About the Collection
Prepared by the Secretary of the Commonwealth, this is an indexed compilation of the records of the Massachusetts soldiers and sailors who served in the army or navy during the Revolutionary War. This is a seventeen volume series, and contains an alphabetized list of all surnames. There are over 175,000 records in this database, which give, when available, the name and age of the individual, town of residence, the date and location of enlistment, areas and length of service, date of discharge, and description of their physical features.
The General Court of 1891, by Chapter 100 of its resolves, directed the Secretary of the Commonwealth to prepare and publish ” An indexed compilation of the records of the Massachusetts soldiers and sailors who served in the army or navy during the Revolutionary War, as shown in the archives in the office of the Secretary.” The work was begun in Sep- tember of 1891 by making a card record index to all names found upon the muster rolls, pay rolls and other documents which form the Revolutionary War archives. The Revolutionary collection at that time numbered sixty volumes of rolls, orders, receipts, etc., together with the continental regiment books, numbering twenty-one volumes of individual pay accounts.
The work on this collection had been nearly completed when a mass of rolls and miscellaneous papers was purchased under the authority of Chapter 33 of the Resolves of 1893. This addition is equivalent in amount of material to two volumes and is now known as the Drake collection. Subsequent to this extension of the Revolutionary series, in 1894, a large number of company and regimental returns, descriptive lists, orderly books, account books, etc., making fourteen new volumes, were found among a miscellaneous, unclassified collection of documents which had been hidden away for years in the various storage places connected with the Secretary’s office.

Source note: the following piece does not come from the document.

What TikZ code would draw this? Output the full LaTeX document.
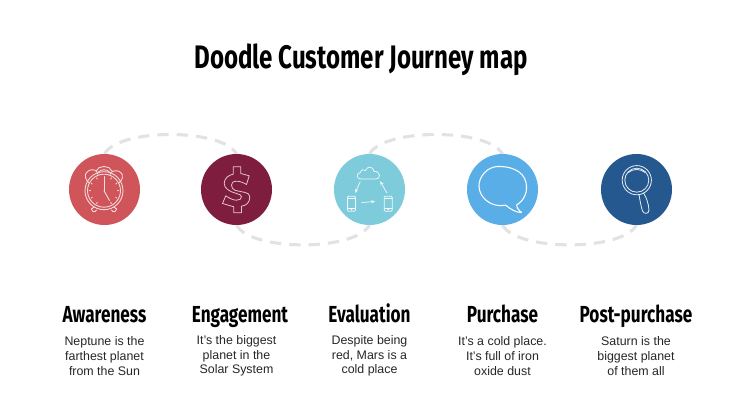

Although much more time was taken for printing than had been originally estimated, it was deemed proper to incorporate these newly found records in the regular work, rather than to add a supplement; and this was accordingly done. It will be seen that the original Revolutionary rolls collection has been augmented by sixteen volumes, and it is estimated that the number of references to individual records of service has been increased at least one-third. It is from the card record index, comprising over six hundred and twenty thousand cards, that this copy was prepared for the printer.